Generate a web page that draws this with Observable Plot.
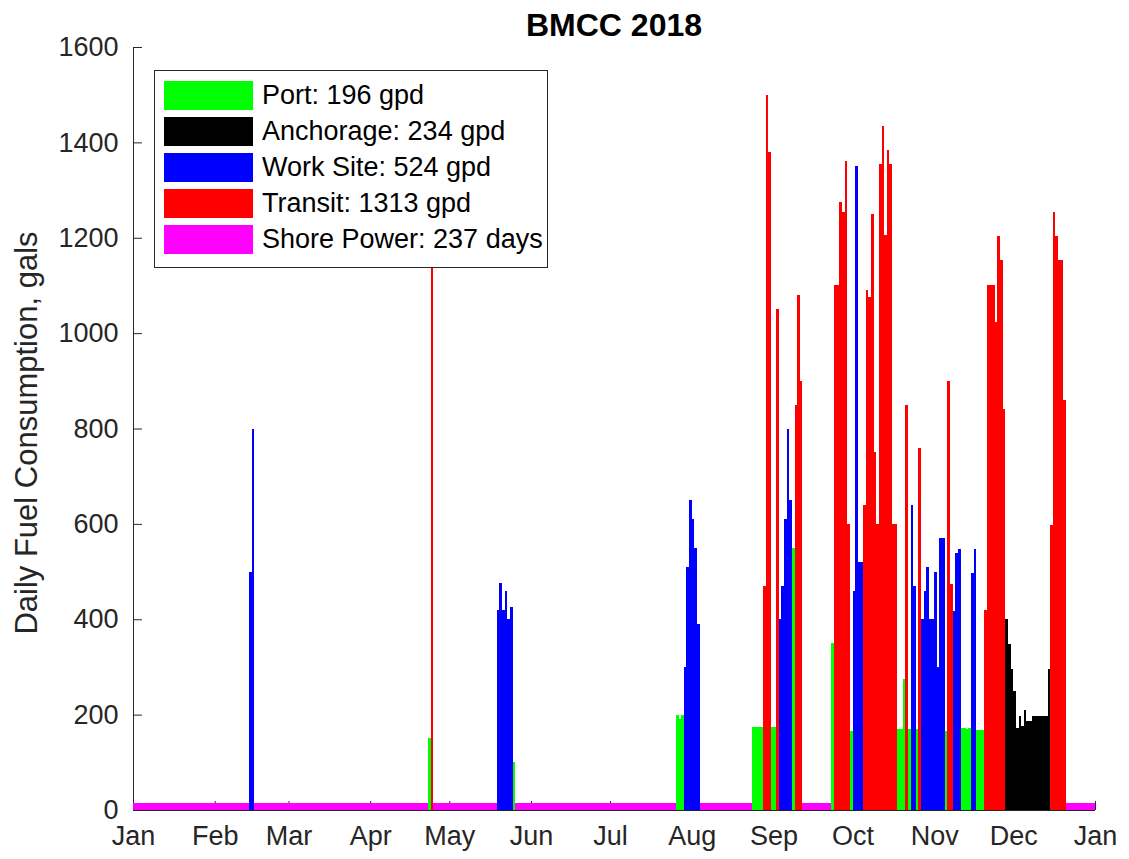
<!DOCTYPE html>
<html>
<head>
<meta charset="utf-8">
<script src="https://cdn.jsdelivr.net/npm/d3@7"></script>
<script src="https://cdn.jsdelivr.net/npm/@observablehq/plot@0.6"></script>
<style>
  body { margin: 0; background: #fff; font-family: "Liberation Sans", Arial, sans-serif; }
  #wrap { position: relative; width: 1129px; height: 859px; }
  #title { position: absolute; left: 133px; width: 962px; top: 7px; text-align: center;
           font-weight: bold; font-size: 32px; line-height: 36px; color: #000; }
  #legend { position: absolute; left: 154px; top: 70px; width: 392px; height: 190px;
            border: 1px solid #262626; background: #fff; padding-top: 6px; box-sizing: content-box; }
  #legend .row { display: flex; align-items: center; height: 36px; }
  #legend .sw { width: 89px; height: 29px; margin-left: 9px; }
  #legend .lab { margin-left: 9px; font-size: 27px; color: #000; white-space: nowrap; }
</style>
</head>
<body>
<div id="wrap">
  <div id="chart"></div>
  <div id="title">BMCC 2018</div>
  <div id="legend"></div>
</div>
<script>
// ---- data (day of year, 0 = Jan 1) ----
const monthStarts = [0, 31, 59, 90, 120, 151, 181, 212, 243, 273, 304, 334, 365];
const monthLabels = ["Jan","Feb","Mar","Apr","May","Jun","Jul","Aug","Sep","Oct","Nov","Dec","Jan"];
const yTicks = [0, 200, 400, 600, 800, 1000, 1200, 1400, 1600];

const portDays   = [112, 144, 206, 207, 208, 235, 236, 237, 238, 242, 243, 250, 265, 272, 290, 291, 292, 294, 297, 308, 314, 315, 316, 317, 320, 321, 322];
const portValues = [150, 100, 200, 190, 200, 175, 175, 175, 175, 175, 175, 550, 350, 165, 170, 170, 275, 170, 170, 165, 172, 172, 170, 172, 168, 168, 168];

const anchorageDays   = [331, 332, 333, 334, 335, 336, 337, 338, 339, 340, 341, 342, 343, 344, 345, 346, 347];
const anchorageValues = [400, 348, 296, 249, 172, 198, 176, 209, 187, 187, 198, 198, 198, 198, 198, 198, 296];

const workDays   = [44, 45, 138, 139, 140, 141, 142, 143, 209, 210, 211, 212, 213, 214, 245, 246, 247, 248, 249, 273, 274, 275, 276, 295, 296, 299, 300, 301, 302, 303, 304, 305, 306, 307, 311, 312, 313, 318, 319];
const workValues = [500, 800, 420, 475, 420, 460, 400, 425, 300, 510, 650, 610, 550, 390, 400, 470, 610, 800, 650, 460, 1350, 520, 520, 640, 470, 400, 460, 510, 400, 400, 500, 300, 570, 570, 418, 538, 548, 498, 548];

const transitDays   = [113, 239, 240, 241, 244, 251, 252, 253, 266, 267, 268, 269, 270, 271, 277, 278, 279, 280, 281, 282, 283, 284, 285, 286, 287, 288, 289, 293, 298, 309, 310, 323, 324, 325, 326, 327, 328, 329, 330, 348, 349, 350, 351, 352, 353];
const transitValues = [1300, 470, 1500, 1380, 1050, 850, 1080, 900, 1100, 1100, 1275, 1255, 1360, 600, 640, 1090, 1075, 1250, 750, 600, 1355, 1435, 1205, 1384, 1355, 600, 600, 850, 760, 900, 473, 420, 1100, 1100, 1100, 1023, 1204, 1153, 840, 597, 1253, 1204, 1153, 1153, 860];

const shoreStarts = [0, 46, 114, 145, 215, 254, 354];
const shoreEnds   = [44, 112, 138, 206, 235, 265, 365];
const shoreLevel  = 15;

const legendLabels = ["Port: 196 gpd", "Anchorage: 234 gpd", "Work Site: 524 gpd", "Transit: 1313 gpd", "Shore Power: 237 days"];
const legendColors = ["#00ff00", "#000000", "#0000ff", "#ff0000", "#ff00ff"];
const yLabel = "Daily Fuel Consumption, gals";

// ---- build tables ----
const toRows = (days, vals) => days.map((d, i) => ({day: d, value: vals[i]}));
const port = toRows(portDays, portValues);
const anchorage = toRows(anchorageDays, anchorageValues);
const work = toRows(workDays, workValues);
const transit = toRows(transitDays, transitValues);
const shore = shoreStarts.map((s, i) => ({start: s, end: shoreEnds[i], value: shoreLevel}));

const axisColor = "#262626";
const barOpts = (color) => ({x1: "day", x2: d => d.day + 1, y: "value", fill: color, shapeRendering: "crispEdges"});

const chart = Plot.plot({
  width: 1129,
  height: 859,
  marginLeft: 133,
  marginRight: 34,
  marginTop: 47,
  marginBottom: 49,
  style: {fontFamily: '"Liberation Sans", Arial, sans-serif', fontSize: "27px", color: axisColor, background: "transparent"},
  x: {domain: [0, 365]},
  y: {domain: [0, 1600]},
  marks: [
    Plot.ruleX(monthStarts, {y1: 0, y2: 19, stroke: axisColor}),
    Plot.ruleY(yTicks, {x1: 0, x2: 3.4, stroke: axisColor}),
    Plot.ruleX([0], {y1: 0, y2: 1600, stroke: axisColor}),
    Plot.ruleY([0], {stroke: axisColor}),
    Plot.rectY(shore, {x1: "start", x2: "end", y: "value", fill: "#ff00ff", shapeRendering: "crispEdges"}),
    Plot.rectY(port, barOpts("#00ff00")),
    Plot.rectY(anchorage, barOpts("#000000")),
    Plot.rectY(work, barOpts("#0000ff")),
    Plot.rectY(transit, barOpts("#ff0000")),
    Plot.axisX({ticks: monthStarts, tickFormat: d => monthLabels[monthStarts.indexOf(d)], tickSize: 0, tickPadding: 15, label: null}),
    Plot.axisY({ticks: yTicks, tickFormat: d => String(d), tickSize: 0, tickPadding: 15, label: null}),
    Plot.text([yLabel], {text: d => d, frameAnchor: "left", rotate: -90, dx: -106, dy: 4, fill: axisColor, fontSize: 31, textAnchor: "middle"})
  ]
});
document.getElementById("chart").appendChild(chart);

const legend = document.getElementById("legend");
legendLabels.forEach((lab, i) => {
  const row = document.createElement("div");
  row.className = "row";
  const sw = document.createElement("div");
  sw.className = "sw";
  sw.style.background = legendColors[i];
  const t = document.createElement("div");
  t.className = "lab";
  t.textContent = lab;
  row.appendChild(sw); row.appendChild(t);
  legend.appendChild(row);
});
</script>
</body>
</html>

=====

Given exercise:
Extract the full listing above verbatim; pictures are to be left out of the copy.

Written solution:
Generate a web page that draws this with Observable Plot.
<!DOCTYPE html>
<html>
<head>
<meta charset="utf-8">
<script src="https://cdn.jsdelivr.net/npm/d3@7"></script>
<script src="https://cdn.jsdelivr.net/npm/@observablehq/plot@0.6"></script>
<style>
  body { margin: 0; background: #fff; font-family: "Liberation Sans", Arial, sans-serif; }
  #wrap { position: relative; width: 1129px; height: 859px; }
  #title { position: absolute; left: 133px; width: 962px; top: 7px; text-align: center;
           font-weight: bold; font-size: 32px; line-height: 36px; color: #000; }
  #legend { position: absolute; left: 154px; top: 70px; width: 392px; height: 190px;
            border: 1px solid #262626; background: #fff; padding-top: 6px; box-sizing: content-box; }
  #legend .row { display: flex; align-items: center; height: 36px; }
  #legend .sw { width: 89px; height: 29px; margin-left: 9px; }
  #legend .lab { margin-left: 9px; font-size: 27px; color: #000; white-space: nowrap; }
</style>
</head>
<body>
<div id="wrap">
  <div id="chart"></div>
  <div id="title">BMCC 2018</div>
  <div id="legend"></div>
</div>
<script>
// ---- data (day of year, 0 = Jan 1) ----
const monthStarts = [0, 31, 59, 90, 120, 151, 181, 212, 243, 273, 304, 334, 365];
const monthLabels = ["Jan","Feb","Mar","Apr","May","Jun","Jul","Aug","Sep","Oct","Nov","Dec","Jan"];
const yTicks = [0, 200, 400, 600, 800, 1000, 1200, 1400, 1600];

const portDays   = [112, 144, 206, 207, 208, 235, 236, 237, 238, 242, 243, 250, 265, 272, 290, 291, 292, 294, 297, 308, 314, 315, 316, 317, 320, 321, 322];
const portValues = [150, 100, 200, 190, 200, 175, 175, 175, 175, 175, 175, 550, 350, 165, 170, 170, 275, 170, 170, 165, 172, 172, 170, 172, 168, 168, 168];

const anchorageDays   = [331, 332, 333, 334, 335, 336, 337, 338, 339, 340, 341, 342, 343, 344, 345, 346, 347];
const anchorageValues = [400, 348, 296, 249, 172, 198, 176, 209, 187, 187, 198, 198, 198, 198, 198, 198, 296];

const workDays   = [44, 45, 138, 139, 140, 141, 142, 143, 209, 210, 211, 212, 213, 214, 245, 246, 247, 248, 249, 273, 274, 275, 276, 295, 296, 299, 300, 301, 302, 303, 304, 305, 306, 307, 311, 312, 313, 318, 319];
const workValues = [500, 800, 420, 475, 420, 460, 400, 425, 300, 510, 650, 610, 550, 390, 400, 470, 610, 800, 650, 460, 1350, 520, 520, 640, 470, 400, 460, 510, 400, 400, 500, 300, 570, 570, 418, 538, 548, 498, 548];

const transitDays   = [113, 239, 240, 241, 244, 251, 252, 253, 266, 267, 268, 269, 270, 271, 277, 278, 279, 280, 281, 282, 283, 284, 285, 286, 287, 288, 289, 293, 298, 309, 310, 323, 324, 325, 326, 327, 328, 329, 330, 348, 349, 350, 351, 352, 353];
const transitValues = [1300, 470, 1500, 1380, 1050, 850, 1080, 900, 1100, 1100, 1275, 1255, 1360, 600, 640, 1090, 1075, 1250, 750, 600, 1355, 1435, 1205, 1384, 1355, 600, 600, 850, 760, 900, 473, 420, 1100, 1100, 1100, 1023, 1204, 1153, 840, 597, 1253, 1204, 1153, 1153, 860];

const shoreStarts = [0, 46, 114, 145, 215, 254, 354];
const shoreEnds   = [44, 112, 138, 206, 235, 265, 365];
const shoreLevel  = 15;

const legendLabels = ["Port: 196 gpd", "Anchorage: 234 gpd", "Work Site: 524 gpd", "Transit: 1313 gpd", "Shore Power: 237 days"];
const legendColors = ["#00ff00", "#000000", "#0000ff", "#ff0000", "#ff00ff"];
const yLabel = "Daily Fuel Consumption, gals";

// ---- build tables ----
const toRows = (days, vals) => days.map((d, i) => ({day: d, value: vals[i]}));
const port = toRows(portDays, portValues);
const anchorage = toRows(anchorageDays, anchorageValues);
const work = toRows(workDays, workValues);
const transit = toRows(transitDays, transitValues);
const shore = shoreStarts.map((s, i) => ({start: s, end: shoreEnds[i], value: shoreLevel}));

const axisColor = "#262626";
const barOpts = (color) => ({x1: "day", x2: d => d.day + 1, y: "value", fill: color, shapeRendering: "crispEdges"});

const chart = Plot.plot({
  width: 1129,
  height: 859,
  marginLeft: 133,
  marginRight: 34,
  marginTop: 47,
  marginBottom: 49,
  style: {fontFamily: '"Liberation Sans", Arial, sans-serif', fontSize: "27px", color: axisColor, background: "transparent"},
  x: {domain: [0, 365]},
  y: {domain: [0, 1600]},
  marks: [
    Plot.ruleX(monthStarts, {y1: 0, y2: 19, stroke: axisColor}),
    Plot.ruleY(yTicks, {x1: 0, x2: 3.4, stroke: axisColor}),
    Plot.ruleX([0], {y1: 0, y2: 1600, stroke: axisColor}),
    Plot.ruleY([0], {stroke: axisColor}),
    Plot.rectY(shore, {x1: "start", x2: "end", y: "value", fill: "#ff00ff", shapeRendering: "crispEdges"}),
    Plot.rectY(port, barOpts("#00ff00")),
    Plot.rectY(anchorage, barOpts("#000000")),
    Plot.rectY(work, barOpts("#0000ff")),
    Plot.rectY(transit, barOpts("#ff0000")),
    Plot.axisX({ticks: monthStarts, tickFormat: d => monthLabels[monthStarts.indexOf(d)], tickSize: 0, tickPadding: 15, label: null}),
    Plot.axisY({ticks: yTicks, tickFormat: d => String(d), tickSize: 0, tickPadding: 15, label: null}),
    Plot.text([yLabel], {text: d => d, frameAnchor: "left", rotate: -90, dx: -106, dy: 4, fill: axisColor, fontSize: 31, textAnchor: "middle"})
  ]
});
document.getElementById("chart").appendChild(chart);

const legend = document.getElementById("legend");
legendLabels.forEach((lab, i) => {
  const row = document.createElement("div");
  row.className = "row";
  const sw = document.createElement("div");
  sw.className = "sw";
  sw.style.background = legendColors[i];
  const t = document.createElement("div");
  t.className = "lab";
  t.textContent = lab;
  row.appendChild(sw); row.appendChild(t);
  legend.appendChild(row);
});
</script>
</body>
</html>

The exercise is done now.